Few stealth fighters have fascinated as much as the Boeing YF-118G Bird of Prey. Built in the 1990s at Area 51, the mysterious secret facility, this strange jet wasn’t designed for dog fighting or mass production. Rather, it had a very precise function: to test new stealth methods and demonstrate that advanced technology did not necessarily need to cost an astronomical amount of money.

The program started in the early 1990s in McDonnell Douglas’s Phantom Works, its secret research wing. Following the merger of McDonnell Douglas with Boeing in 1997, the work then proceeded under Boeing’s defense division.

The Bird of Prey was originally thought out soon after the appearance of the F-117 Nighthawk—a groundbreaking aircraft that had demonstrated the utility of stealth but cost too much, flew slowly, and was not very agile.

Boeing and McDonnell Douglas desired to look into new stealth ideas that would be faster, less expensive, and more adaptable.

From its earliest drawings, the Bird of Prey was unlike any aircraft that had come before. Tailless and of blended-wing-body configuration, it displayed sinuous, flowing lines that lacked vertical stabilizers to deflect radar.

Its unconventional profile—frequently compared to a Klingon battlecruiser from Star Trek—was anything but superficial; it was designed to bounce radar signals off in all directions and be nearly invisible to hostile sensors. Even the title implied a futuristic, near-science-fiction persona.

Interestingly, the program had an incredibly low budget of only $67 million. Costs were minimized by utilizing off-the-shelf components: the Pratt & Whitney JT15D-5C turbofan engine used in the jet was typically used in business aircraft, the ejection seat was taken from a Harrier, and the flight control system borrowed from an F/A-18.

Even the cockpit clock was allegedly purchased at a neighborhood shop.

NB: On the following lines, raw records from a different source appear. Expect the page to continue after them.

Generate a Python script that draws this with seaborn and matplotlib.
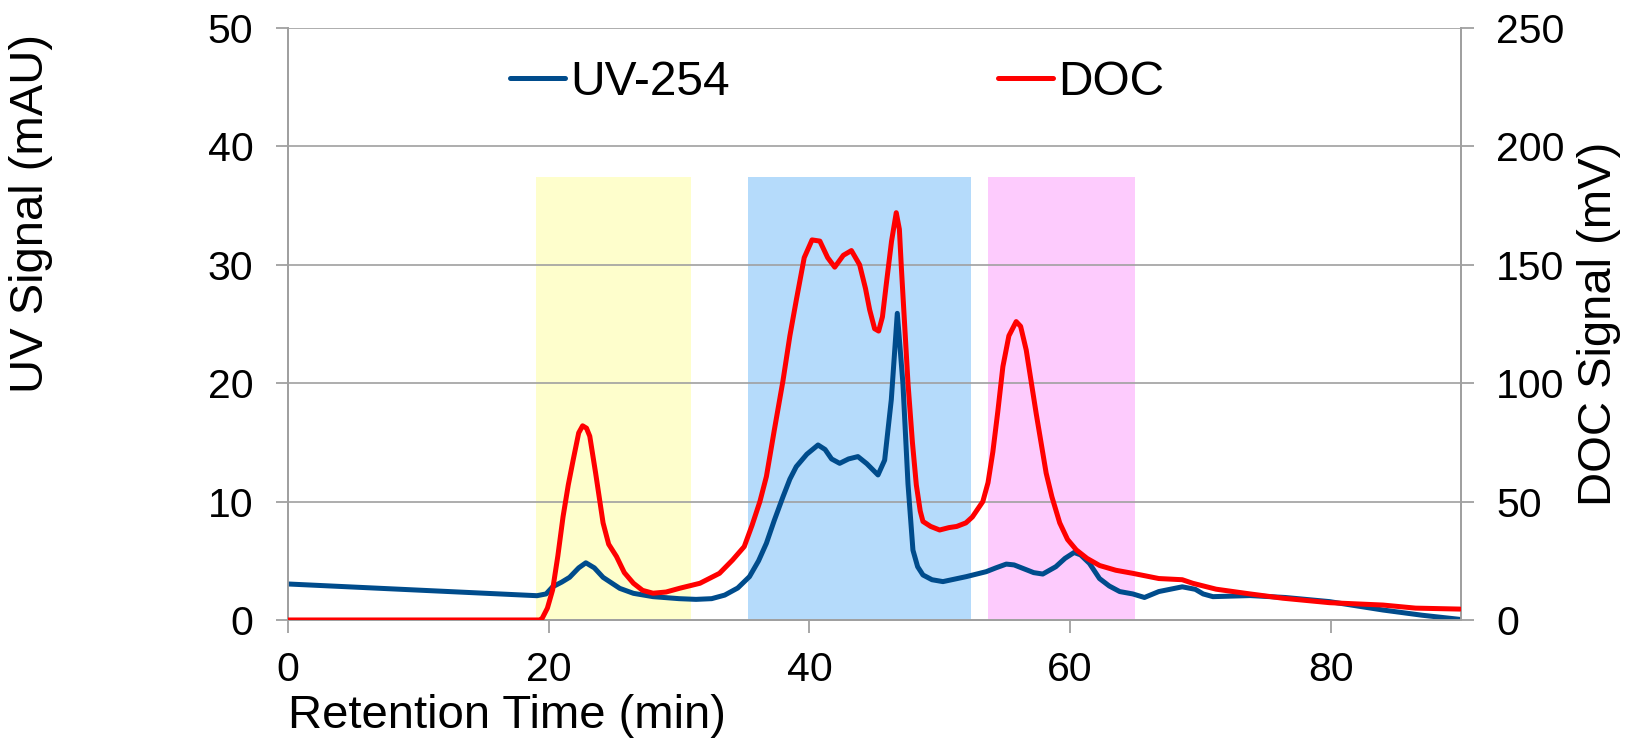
import numpy as np
import pandas as pd
import matplotlib
matplotlib.use("Agg")
import matplotlib.pyplot as plt
import seaborn as sns

# ---- data ----
uv_time = [0, 19.1, 19.8, 20.3, 21.0, 21.6, 22.3, 22.85, 23.5, 24.17, 25.45, 26.5, 28.0, 30.0, 31.3,
           32.5, 33.5, 34.5, 35.4, 36.1, 36.7, 37.3, 37.97, 38.5, 38.99, 39.8, 40.66, 41.2, 41.7,
           42.32, 43.0, 43.72, 44.4, 45.26, 45.77, 46.28, 46.74, 47.17, 47.56, 47.94, 48.3, 48.71,
           49.4, 50.24, 52.03, 53.56, 54.3, 55.1, 55.7, 56.37, 57.2, 57.9, 58.9, 59.6, 60.3, 60.8,
           61.48, 62.25, 63.0, 63.8, 64.8, 65.7, 66.8, 68.6, 69.6, 70.2, 70.95, 73.8, 76.5, 79.9,
           84.0, 87.0, 89.9]
uv_signal = [3.04, 2.05, 2.2, 2.8, 3.2, 3.6, 4.4, 4.83, 4.4, 3.6, 2.67, 2.25, 1.97, 1.8, 1.74,
             1.8, 2.1, 2.7, 3.66, 5.0, 6.48, 8.4, 10.4, 11.9, 12.95, 14.0, 14.78, 14.4, 13.6,
             13.23, 13.6, 13.8, 13.2, 12.25, 13.5, 18.6, 25.9, 20.0, 11.5, 5.9, 4.5, 3.8,
             3.4, 3.24, 3.66, 4.08, 4.4, 4.72, 4.65, 4.36, 4.0, 3.88, 4.5, 5.2, 5.7, 5.5,
             4.78, 3.5, 2.87, 2.4, 2.2, 1.9, 2.4, 2.8, 2.59, 2.2, 1.97, 2.06, 1.9, 1.55,
             0.84, 0.4, 0.05]

doc_time = [0, 19.3, 19.5, 19.9, 20.3, 20.7, 21.1, 21.5, 21.87, 22.3, 22.6, 22.9, 23.15, 23.6, 24.17,
            24.6, 25.2, 25.8, 26.5, 27.2, 28.0, 29.0, 30.05, 31.6, 33.1, 34.1, 35.0, 35.6, 36.2,
            36.7, 37.3, 37.97, 38.5, 38.99, 39.6, 40.2, 40.8, 41.4, 41.94, 42.6, 43.22, 43.85,
            44.3, 44.62, 45.0, 45.31, 45.6, 45.9, 46.3, 46.66, 46.9, 47.05, 47.3, 47.56, 47.9,
            48.2, 48.5, 48.71, 49.3, 49.99, 50.7, 51.3, 52.0, 52.5, 53.3, 53.7, 54.07, 54.45,
            54.84, 55.3, 55.86, 56.2, 56.63, 57.0, 57.4, 58.16, 58.6, 59.2, 59.8, 60.47, 61.3,
            62.26, 63.5, 64.8, 66.8, 68.6, 69.4, 71.2, 73.8, 76.3, 79.9, 84.0, 86.5, 89.9]
doc_signal = [0, 0, 0.7, 5, 12.7, 27, 43.6, 57, 67.4, 79, 82, 81, 77.6, 62, 41,
              32, 26.8, 20, 15.5, 12.5, 11.3, 11.8, 13.4, 15.5, 19.7, 25.3, 31, 40, 50,
              60.6, 80, 101, 120, 135, 153, 160.5, 160, 153, 149, 154, 156, 150,
              140, 131, 123, 122, 128, 142, 160, 172, 165, 149, 125, 100, 75,
              57, 46, 41.6, 39.5, 38, 39, 39.5, 41, 43.5, 50, 58, 71, 88,
              107, 120, 126, 124, 114, 101, 87, 62, 52, 41, 34, 29.6, 26,
              23, 21, 19.7, 17.5, 17, 15.5, 13, 11, 9.2, 7.3, 6.3, 5, 4.6]

band_start = [19.0, 35.3, 53.7]
band_end = [30.9, 52.4, 65.0]
band_top = 37.4
band_colors = ["#FEFECC", "#B5DBFB", "#FDCBFD"]

uv_df = pd.DataFrame({"time": uv_time, "signal": uv_signal})
doc_df = pd.DataFrame({"time": doc_time, "signal": doc_signal})

# ---- style ----
sns.set_style("white")
plt.rcParams["font.family"] = ["Liberation Sans", "DejaVu Sans"]
plt.rcParams["text.color"] = "black"
plt.rcParams["axes.labelcolor"] = "black"
plt.rcParams["xtick.color"] = "black"
plt.rcParams["ytick.color"] = "black"
TICK_FS = 29.5
LABEL_FS = 34
LEG_FS = 34.5
grey = "#A0A0A0"

fig, ax = plt.subplots(figsize=(16.4, 7.44), dpi=100)
fig.subplots_adjust(left=0.1756, right=0.891, bottom=0.1667, top=0.9624)
ax2 = ax.twinx()

for s, e, c in zip(band_start, band_end, band_colors):
    ax.fill_between([s, e], 0, band_top, color=c, linewidth=0, zorder=0.3)

ax.set_axisbelow(True)
ax.yaxis.grid(True, color=grey, linewidth=1.2)
ax.xaxis.grid(False)

sns.lineplot(data=uv_df, x="time", y="signal", ax=ax, color="#004C8C", linewidth=3.6,
             label="UV-254", legend=False, zorder=3)
sns.lineplot(data=doc_df, x="time", y="signal", ax=ax2, color="#FF0000", linewidth=3.6,
             label="DOC", legend=False, zorder=3)

ax.set_xlim(0, 90)
ax.set_ylim(0, 50)
ax2.set_ylim(0, 250)
ax.set_xticks([0, 20, 40, 60, 80])
ax.set_yticks([0, 10, 20, 30, 40, 50])
ax2.set_yticks([0, 50, 100, 150, 200, 250])

for a in (ax, ax2):
    for sp in a.spines.values():
        sp.set_color(grey)
        sp.set_linewidth(1.3)
    a.spines["top"].set_visible(False)
    a.tick_params(axis="both", which="major", labelsize=TICK_FS, length=9, width=1.3,
                  color=grey, labelcolor="black", direction="out")
ax.tick_params(axis="y", left=True, pad=16)
ax.tick_params(axis="x", bottom=True, pad=13)
ax2.tick_params(axis="y", right=True, pad=16)

ax.set_xlabel("Retention Time (min)", fontsize=LABEL_FS, loc="left")
ax.xaxis.set_label_coords(0.0, -0.125)
ax.set_ylabel("UV Signal (mAU)", fontsize=LABEL_FS)
ax.yaxis.set_label_coords(-0.200, 0.686)
ax2.set_ylabel("DOC Signal (mV)", fontsize=LABEL_FS)
ax2.yaxis.set_label_coords(1.099, 0.5)

h1, l1 = ax.get_legend_handles_labels()
h2, l2 = ax2.get_legend_handles_labels()
leg = ax2.legend(h1 + h2, l1 + l2, loc="center", bbox_to_anchor=(0.468, 0.908), ncol=2,
                 frameon=False, fontsize=LEG_FS, handlelength=1.15, handletextpad=0.1,
                 columnspacing=5.6, borderpad=0, borderaxespad=0)

fig.savefig("out.png", dpi=100)
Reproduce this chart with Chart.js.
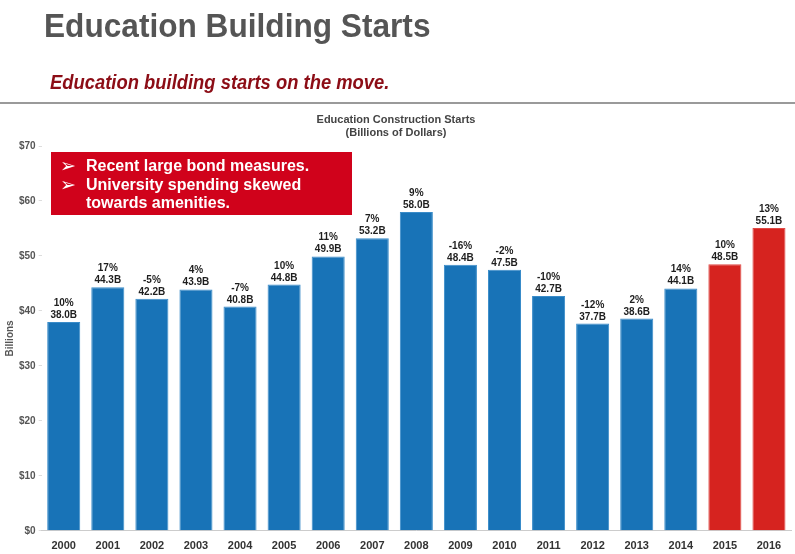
<!DOCTYPE html>
<html>
<head>
<meta charset="utf-8">
<script src="https://cdn.jsdelivr.net/npm/chart.js@4"></script>
<style>
  html, body { margin: 0; padding: 0; background: #fff; }
  #wrap { position: relative; width: 795px; height: 554px; }
</style>
</head>
<body>
<div id="wrap"><canvas id="myGrafic" width="795" height="554"></canvas></div>
<script>
let years = ['2000','2001','2002','2003','2004','2005','2006','2007','2008','2009','2010','2011','2012','2013','2014','2015','2016'];
let starts = [38.0, 44.3, 42.2, 43.9, 40.8, 44.8, 49.9, 53.2, 58.0, 48.4, 47.5, 42.7, 37.7, 38.6, 44.1, 48.5, 55.1];
let change = ['10%','17%','-5%','4%','-7%','10%','11%','7%','9%','-16%','-2%','-10%','-12%','2%','14%','10%','13%'];
let forecastYears = ['2015','2016'];
let yTicks = [0, 10, 20, 30, 40, 50, 60, 70];
let bullets = ['Recent large bond measures.', 'University spending skewed', 'towards amenities.'];

let fillColors = years.map(y => forecastYears.includes(y) ? '#d6231f' : '#1873b7');
let lineColors = years.map(y => forecastYears.includes(y) ? '#e04a45' : '#3a8cc9');

// dibuja encabezado, etiquetas de barras y el recuadro rojo
let extras = {
  id: 'extras',
  afterDraw(chart) {
    let ctx = chart.ctx;
    ctx.save();
    // titulo principal
    ctx.fillStyle = '#555555';
    ctx.textBaseline = 'alphabetic';
    ctx.textAlign = 'left';
    ctx.save();
    ctx.translate(44, 37);
    ctx.scale(0.93, 1);
    ctx.font = 'bold 34px "Liberation Sans", Arial, sans-serif';
    ctx.fillText('Education Building Starts', 0, 0);
    ctx.restore();
    // subtitulo
    ctx.save();
    ctx.translate(50, 89);
    ctx.scale(0.92, 1);
    ctx.fillStyle = '#8c0d16';
    ctx.font = 'italic bold 20px "Liberation Sans", Arial, sans-serif';
    ctx.fillText('Education building starts on the move.', 0, 0);
    ctx.restore();
    // linea
    ctx.fillStyle = '#9a9a9a';
    ctx.fillRect(0, 102, 795, 2);
    // titulo del grafico
    ctx.fillStyle = '#444';
    ctx.textAlign = 'center';
    ctx.font = 'bold 11px "Liberation Sans", Arial, sans-serif';
    ctx.fillText('Education Construction Starts', 396, 123);
    ctx.fillText('(Billions of Dollars)', 396, 136);

    // etiquetas sobre las barras
    let meta = chart.getDatasetMeta(0);
    ctx.fillStyle = '#1e1e1e';
    ctx.font = 'bold 10px "Liberation Sans", Arial, sans-serif';
    meta.data.forEach((bar, i) => {
      ctx.fillText(change[i], bar.x, bar.y - 16);
      ctx.fillText(starts[i].toFixed(1) + 'B', bar.x, bar.y - 4);
    });

    // recuadro
    ctx.fillStyle = '#d0021b';
    ctx.fillRect(51, 152, 301, 63);
    ctx.fillStyle = '#ffffff';
    ctx.textAlign = 'left';
    ctx.font = 'bold 19px "DejaVu Sans", sans-serif';
    ctx.fillText('\u27A2', 60, 172);
    ctx.fillText('\u27A2', 60, 191);
    ctx.font = 'bold 16px "Liberation Sans", Arial, sans-serif';
    ctx.fillText(bullets[0], 86, 171);
    ctx.fillText(bullets[1], 86, 190);
    ctx.fillText(bullets[2], 86, 208);
    ctx.restore();
  }
};

let myChart = {
  type: 'bar',
  data: {
    labels: years,
    datasets: [{
      label: 'Education Construction Starts',
      data: starts,
      backgroundColor: fillColors,
      borderColor: lineColors,
      borderWidth: 1,
      barPercentage: 0.75,
      categoryPercentage: 1
    }]
  },
  options: {
    responsive: false,
    animation: false,
    layout: { padding: { top: 146, right: 4, left: 4, bottom: 0 } },
    plugins: {
      legend: { display: false },
      tooltip: { enabled: false }
    },
    scales: {
      x: {
        grid: { display: false },
        border: { color: '#cccccc' },
        ticks: {
          color: '#333',
          font: { family: '"Liberation Sans", Arial, sans-serif', size: 11, weight: 'bold' },
          padding: 1
        }
      },
      y: {
        min: 0,
        max: 70,
        afterBuildTicks: (axis) => { axis.ticks = yTicks.map(v => ({ value: v })); },
        grid: { drawOnChartArea: false, tickLength: 3, color: '#dddddd' },
        border: { display: false },
        title: {
          display: true,
          text: 'Billions',
          color: '#555',
          font: { family: '"Liberation Sans", Arial, sans-serif', size: 10, weight: 'bold' },
          padding: 0
        },
        ticks: {
          color: '#555',
          font: { family: '"Liberation Sans", Arial, sans-serif', size: 10, weight: 'bold' },
          padding: 3,
          callback: (v) => '$' + v
        }
      }
    }
  },
  plugins: [extras]
};

var myGrafic = document.getElementById('myGrafic');
window.bars = new Chart(myGrafic, myChart);
</script>
</body>
</html>
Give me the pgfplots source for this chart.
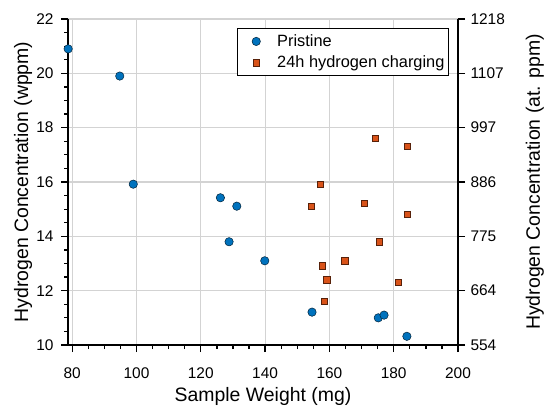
\documentclass[border=0pt]{standalone}
\usepackage{pgfplots}
\pgfplotsset{compat=1.18}
\usepackage{fontspec}
\setmainfont{Liberation Sans}
\definecolor{mblue}{HTML}{0072BD}
\definecolor{morange}{HTML}{D95319}
\definecolor{gridc}{HTML}{D3D3D3}
\begin{document}
\begin{tikzpicture}
\pgfplotsset{
  common/.style={
    scale only axis, width=390bp, height=326bp,
    xmin=78.7, xmax=200, ymin=10, ymax=22,
    /pgf/number format/assume math mode=true,
    tick label style={font=\fontsize{15.5}{15.5}\selectfont},
    label style={font=\fontsize{19.5}{19.5}\selectfont},
    tick align=outside,
    major tick length=7bp, minor tick length=4bp,
    every tick/.style={black, line width=1.3bp},
    axis line style={line width=1.5bp, black},
  },
  limg/.style={legend image code/.code={\path[draw=none,fill=none] (0bp,0bp) -- (36bp,0bp); \draw[mark repeat=2,mark phase=2,##1,draw=none] plot coordinates {(0bp,0bp) (17bp,0bp) (36bp,0bp)};}},
}
\begin{axis}[common, name=ax,
  axis x line*=bottom, axis y line*=left,
  xtick={80,100,...,200}, minor x tick num=3,
  ytick={10,12,...,22}, minor y tick num=3,
  xticklabel style={yshift=-12bp},
  yticklabel style={xshift=-4bp},
  grid=major, major grid style={gridc, line width=1.1bp},
  xlabel={Sample Weight (mg)},
  ylabel={Hydrogen Concentration (wppm)},
  xlabel style={at={(axis description cs:0.5,-0.1564)}, anchor=center},
  ylabel style={at={(axis description cs:-0.1154,0.5)}, anchor=center},
  legend cell align=left,
  legend style={at={(0.977,0.972)}, anchor=north east, draw=black, line width=1.3bp,
    font=\fontsize{16.4}{16.4}\selectfont, inner xsep=2bp, inner ysep=4bp, row sep=4bp},
]
\addplot[only marks, mark=*, mark size=4.2bp, mark options={fill=mblue, draw=black!70!mblue, line width=0.5bp}, limg] coordinates {
(78.75,20.9) (94.8,19.9) (99.0,15.92) (126.1,15.42) (131.2,15.11) (128.8,13.8)
(139.9,13.1) (154.6,11.21) (175.2,11.0) (177.0,11.1) (184.1,10.32)
};
\addlegendentry{Pristine}
\addplot[only marks, mark=square*, mark size=3.1bp, mark options={fill=morange, draw=black!60!morange, line width=0.5bp}, limg] coordinates {
(174.2,17.61) (184.3,17.32) (157.2,15.92) (154.4,15.11) (170.8,15.22) (184.1,14.8)
(175.4,13.8) (164.8,13.1) (157.8,12.92) (159.2,12.4) (181.3,12.32) (158.4,11.6)
};
\addlegendentry{24h hydrogen charging}
\end{axis}
\begin{axis}[common,
  axis x line=none, axis y line*=right,
  ytick={10,12,...,22},
  yticklabels={554,664,775,886,997,1107,1218},
  yticklabel style={xshift=2bp},
  ylabel={Hydrogen Concentration (at. ppm)},
  ylabel style={at={(axis description cs:1.197,0.5)}, anchor=center, rotate=0},
]
\addplot[draw=none] coordinates {(100,12)};
\end{axis}
\pgfresetboundingbox
\path ([xshift=-68bp,yshift=-61bp]ax.south west) rectangle ([xshift=86bp,yshift=19bp]ax.north east);
\end{tikzpicture}
\end{document}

Increased prototyping, computer-aided manufacturing, single large composite components, and throwaway tooling enabled the team to develop rapidly and effectively.

The Bird of Prey flew for the first time on September 11, 1996, with Colonel Doug Benjamin at the helm. It flew 38 missions in the next three years, demonstrating that a tailless, aerodynamically unorthodox shape could be stable in flight.

Its speed of about 300 mph and altitude of 20,000 feet were modest, but performance numbers were never the objective. The actual accomplishment was in proving new stealth principles that would shape future aircraft.

The Bird of Prey left a lasting legacy. Its design motifs are seen in Boeing’s X-45A unmanned fighter aircraft, while elements of the F-22 Raptor, F-35 Lightning II, and even the future B-21 Raider have an intellectual debt to the concepts flight-tested on this clandestine aircraft. Speculation also abounded that the Bird of Prey tested active camouflage to blend into the environment, further adding to the mystery surrounding it.

When the program was declassified in 2002, the only prototype was relocated to the National Museum of the United States Air Force in Dayton, Ohio. Suspended dramatically over an F-22 in the Modern Flight Gallery, it remains a testament to ingenuity on a budget—a quiet plane that quietly transformed the future of stealth aviation.

Despite never having fired a shot in battle, the Bird of Prey had shown the world that imagination, creativity, and vision have the power to forge an almost invisible legacy.